• [WHAT THE EXERCISE ASKS]:
Write the lines out again, from the top of the material to the line containing "var plotLeft = 55, plotRight", pictures excluded.

Code that draws figures
## Begin

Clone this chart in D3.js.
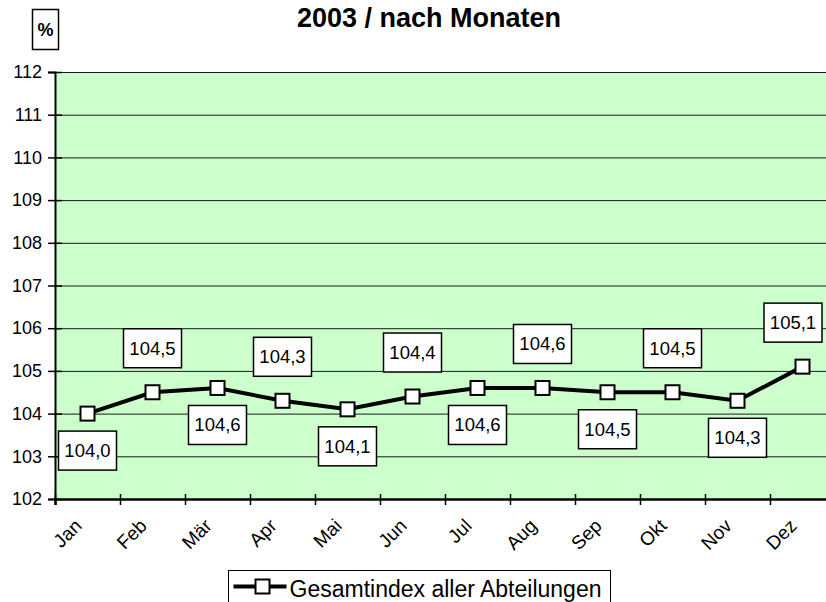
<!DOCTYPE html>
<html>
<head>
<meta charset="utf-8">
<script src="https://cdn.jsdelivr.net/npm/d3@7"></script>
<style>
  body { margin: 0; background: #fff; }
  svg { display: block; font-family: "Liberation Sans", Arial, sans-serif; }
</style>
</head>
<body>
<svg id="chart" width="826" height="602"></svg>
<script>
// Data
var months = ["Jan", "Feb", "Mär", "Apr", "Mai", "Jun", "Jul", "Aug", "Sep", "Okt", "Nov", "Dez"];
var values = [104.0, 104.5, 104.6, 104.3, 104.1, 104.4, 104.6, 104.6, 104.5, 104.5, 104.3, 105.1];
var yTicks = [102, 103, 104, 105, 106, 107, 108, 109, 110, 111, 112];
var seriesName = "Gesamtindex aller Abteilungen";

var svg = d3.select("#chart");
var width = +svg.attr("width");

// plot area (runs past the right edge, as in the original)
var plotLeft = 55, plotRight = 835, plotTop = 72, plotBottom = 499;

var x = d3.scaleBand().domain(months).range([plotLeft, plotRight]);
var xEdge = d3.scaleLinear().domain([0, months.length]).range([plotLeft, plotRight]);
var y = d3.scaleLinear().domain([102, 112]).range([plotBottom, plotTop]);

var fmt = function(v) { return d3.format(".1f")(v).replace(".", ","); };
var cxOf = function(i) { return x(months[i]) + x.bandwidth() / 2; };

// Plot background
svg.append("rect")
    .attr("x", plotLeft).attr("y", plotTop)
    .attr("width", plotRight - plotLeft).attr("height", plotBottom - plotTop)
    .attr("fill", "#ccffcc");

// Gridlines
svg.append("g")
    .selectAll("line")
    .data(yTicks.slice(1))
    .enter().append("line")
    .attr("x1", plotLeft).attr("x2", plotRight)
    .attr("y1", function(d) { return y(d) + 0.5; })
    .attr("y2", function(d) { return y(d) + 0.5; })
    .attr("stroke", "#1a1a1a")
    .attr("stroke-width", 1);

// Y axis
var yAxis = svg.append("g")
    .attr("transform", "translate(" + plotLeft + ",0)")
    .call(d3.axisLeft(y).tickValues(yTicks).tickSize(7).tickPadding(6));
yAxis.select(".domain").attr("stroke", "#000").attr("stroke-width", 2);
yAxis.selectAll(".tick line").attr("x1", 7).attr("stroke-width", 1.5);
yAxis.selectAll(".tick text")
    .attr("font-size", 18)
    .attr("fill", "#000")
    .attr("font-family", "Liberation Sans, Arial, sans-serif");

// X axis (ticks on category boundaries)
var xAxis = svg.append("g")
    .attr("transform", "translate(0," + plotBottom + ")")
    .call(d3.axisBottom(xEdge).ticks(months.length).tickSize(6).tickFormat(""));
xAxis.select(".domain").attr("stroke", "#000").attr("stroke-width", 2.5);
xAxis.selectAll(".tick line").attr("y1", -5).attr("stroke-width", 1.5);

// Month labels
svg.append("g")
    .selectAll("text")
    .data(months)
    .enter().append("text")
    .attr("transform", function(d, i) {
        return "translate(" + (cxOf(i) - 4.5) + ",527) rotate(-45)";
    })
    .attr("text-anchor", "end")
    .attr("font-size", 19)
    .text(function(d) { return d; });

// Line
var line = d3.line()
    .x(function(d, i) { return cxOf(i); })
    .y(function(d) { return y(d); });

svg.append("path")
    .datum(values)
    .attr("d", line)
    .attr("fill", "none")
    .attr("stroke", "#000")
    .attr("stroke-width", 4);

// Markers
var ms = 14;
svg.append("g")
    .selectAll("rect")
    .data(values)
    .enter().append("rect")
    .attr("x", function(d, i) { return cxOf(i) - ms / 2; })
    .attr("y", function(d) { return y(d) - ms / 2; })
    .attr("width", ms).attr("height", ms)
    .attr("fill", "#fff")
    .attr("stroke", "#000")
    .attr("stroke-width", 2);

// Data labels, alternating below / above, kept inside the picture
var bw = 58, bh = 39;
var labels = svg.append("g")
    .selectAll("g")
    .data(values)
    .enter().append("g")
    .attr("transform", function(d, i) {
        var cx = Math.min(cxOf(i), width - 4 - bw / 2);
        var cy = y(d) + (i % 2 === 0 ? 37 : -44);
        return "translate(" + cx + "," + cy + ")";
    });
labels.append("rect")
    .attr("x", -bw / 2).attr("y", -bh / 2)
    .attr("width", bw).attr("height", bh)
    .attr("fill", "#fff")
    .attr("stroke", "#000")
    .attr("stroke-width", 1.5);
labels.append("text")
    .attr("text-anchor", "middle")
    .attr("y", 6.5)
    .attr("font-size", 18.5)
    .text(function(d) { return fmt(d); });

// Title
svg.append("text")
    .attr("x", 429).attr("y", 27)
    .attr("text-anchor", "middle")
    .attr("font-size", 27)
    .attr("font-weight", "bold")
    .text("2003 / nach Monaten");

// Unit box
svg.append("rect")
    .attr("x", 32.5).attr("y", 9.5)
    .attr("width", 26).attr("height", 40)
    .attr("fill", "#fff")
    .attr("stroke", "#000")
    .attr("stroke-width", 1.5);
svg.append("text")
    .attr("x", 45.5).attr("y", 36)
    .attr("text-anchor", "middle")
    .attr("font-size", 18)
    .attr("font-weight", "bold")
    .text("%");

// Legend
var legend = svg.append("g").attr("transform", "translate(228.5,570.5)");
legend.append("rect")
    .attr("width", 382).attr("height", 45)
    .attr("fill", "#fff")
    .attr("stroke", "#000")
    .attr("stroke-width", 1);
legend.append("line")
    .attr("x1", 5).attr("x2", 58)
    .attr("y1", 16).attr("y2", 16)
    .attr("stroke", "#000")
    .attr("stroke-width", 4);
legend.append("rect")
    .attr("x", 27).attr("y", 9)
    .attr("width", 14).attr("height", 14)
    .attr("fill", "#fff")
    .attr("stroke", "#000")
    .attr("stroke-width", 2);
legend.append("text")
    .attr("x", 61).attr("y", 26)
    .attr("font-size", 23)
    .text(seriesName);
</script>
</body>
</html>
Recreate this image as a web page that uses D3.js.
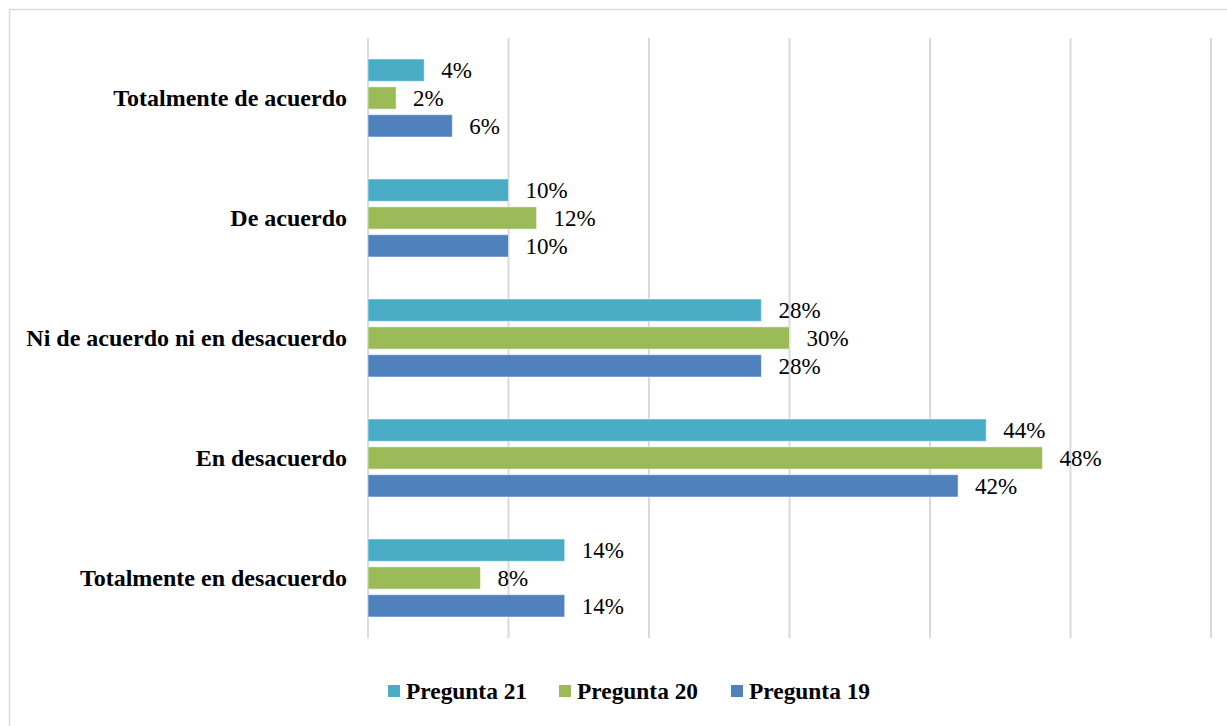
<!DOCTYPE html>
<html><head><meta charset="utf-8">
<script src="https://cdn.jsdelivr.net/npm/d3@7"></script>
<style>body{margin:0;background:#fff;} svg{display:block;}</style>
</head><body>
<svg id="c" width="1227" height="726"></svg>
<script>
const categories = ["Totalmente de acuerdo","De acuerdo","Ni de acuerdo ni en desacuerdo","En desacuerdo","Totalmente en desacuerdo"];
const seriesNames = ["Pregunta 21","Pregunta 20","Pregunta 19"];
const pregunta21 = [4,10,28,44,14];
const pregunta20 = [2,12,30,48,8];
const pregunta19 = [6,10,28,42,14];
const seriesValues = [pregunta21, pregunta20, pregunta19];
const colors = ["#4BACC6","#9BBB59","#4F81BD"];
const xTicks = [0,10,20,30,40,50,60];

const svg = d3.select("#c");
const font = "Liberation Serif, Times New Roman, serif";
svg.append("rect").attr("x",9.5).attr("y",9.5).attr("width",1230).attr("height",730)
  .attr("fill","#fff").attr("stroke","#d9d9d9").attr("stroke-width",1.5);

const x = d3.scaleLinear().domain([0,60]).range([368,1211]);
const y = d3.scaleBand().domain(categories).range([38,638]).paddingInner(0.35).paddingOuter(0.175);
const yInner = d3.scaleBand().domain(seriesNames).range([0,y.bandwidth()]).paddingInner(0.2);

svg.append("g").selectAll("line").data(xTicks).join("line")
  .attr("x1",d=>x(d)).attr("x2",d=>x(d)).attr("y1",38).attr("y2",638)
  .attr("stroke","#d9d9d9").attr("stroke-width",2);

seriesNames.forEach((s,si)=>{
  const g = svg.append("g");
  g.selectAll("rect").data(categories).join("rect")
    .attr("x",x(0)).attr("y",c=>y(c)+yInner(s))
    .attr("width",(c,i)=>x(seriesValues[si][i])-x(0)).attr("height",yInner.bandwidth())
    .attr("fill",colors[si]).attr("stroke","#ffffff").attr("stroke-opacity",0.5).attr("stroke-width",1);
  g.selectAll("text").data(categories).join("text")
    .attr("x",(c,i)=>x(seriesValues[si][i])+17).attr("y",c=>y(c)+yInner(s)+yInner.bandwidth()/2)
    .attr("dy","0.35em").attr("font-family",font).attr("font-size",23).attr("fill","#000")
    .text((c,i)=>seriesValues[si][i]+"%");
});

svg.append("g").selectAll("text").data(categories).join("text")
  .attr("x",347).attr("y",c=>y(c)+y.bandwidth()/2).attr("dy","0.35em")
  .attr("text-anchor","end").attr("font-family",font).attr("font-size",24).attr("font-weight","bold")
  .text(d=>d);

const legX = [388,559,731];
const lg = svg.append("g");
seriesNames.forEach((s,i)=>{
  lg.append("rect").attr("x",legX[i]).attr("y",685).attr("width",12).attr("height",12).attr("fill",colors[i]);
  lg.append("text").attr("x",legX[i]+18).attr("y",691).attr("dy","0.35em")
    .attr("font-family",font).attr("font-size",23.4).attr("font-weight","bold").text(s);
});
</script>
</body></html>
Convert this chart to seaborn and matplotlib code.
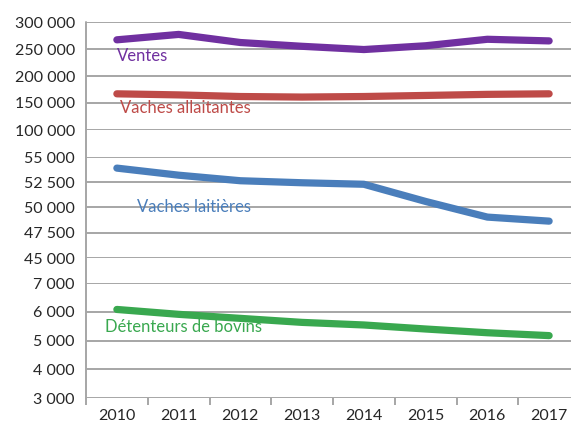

## End

• [TASK RESULT]:
Clone this chart in D3.js.
<!DOCTYPE html>
<html>
<head>
<meta charset="utf-8">
<script src="https://cdn.jsdelivr.net/npm/d3@7"></script>
<style>
  body { margin: 0; background: #fff; }
  svg { display: block; font-family: "Liberation Sans", Arial, sans-serif; }
</style>
</head>
<body>
<svg id="chart" width="826" height="602"></svg>
<script>
// Data
var months = ["Jan", "Feb", "Mär", "Apr", "Mai", "Jun", "Jul", "Aug", "Sep", "Okt", "Nov", "Dez"];
var values = [104.0, 104.5, 104.6, 104.3, 104.1, 104.4, 104.6, 104.6, 104.5, 104.5, 104.3, 105.1];
var yTicks = [102, 103, 104, 105, 106, 107, 108, 109, 110, 111, 112];
var seriesName = "Gesamtindex aller Abteilungen";

var svg = d3.select("#chart");
var width = +svg.attr("width");

// plot area (runs past the right edge, as in the original)
var plotLeft = 55, plotRight = 835, plotTop = 72, plotBottom = 499;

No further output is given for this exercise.